One in seven Iowa working households don’t earn enough to meet a basic-needs budget, according to Common Good Iowa.
“This bill is nothing but a roadblock to lifting up Iowans out of generational poverty,” Rep. Beth Wessel-Kroeschell, D-Ames, said.
The House Judiciary Committee voted, 13-6, to advance the bill to the full House.
Iowa AG calls for defunding U.N. agency
Iowa Republican Attorney General Brenna Bird and South Carolina Republican Attorney General Alan Wilson are calling on Congress to defund the United Nations Relief and Works Agency.
Major donors to the U.N. Palestinian refugee agency have suspended funding after allegations emerged that around 12 of its tens of thousands of Palestinian employees were suspected of involvement in the Oct. 7 attacks in Israel by Hamas, Reuters reported.

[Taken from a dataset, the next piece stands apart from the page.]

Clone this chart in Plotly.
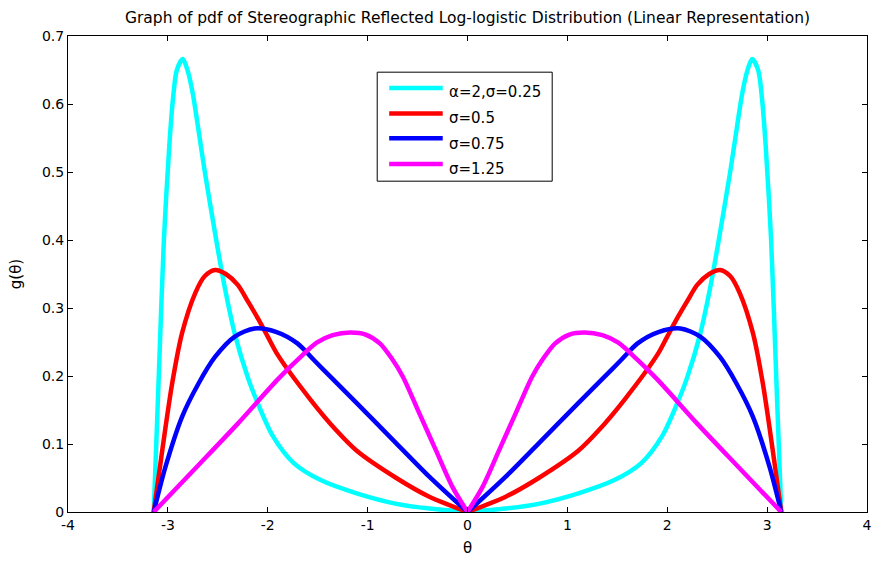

“For even a single taxpayer dollar to fund a corrupt organization that hires and harbors terrorists is despicable,” Bird said in a statement. “President Trump got it right when he stopped payments to UNRWA in 2018. It’s the federal government’s job to prosecute terrorists, not fund them. We’re calling on Congress to take immediate action and defund UNRWA once and for all.”
The letter, signed by attorneys general from 26 states, called on congressional leadership to cut all funding to agency.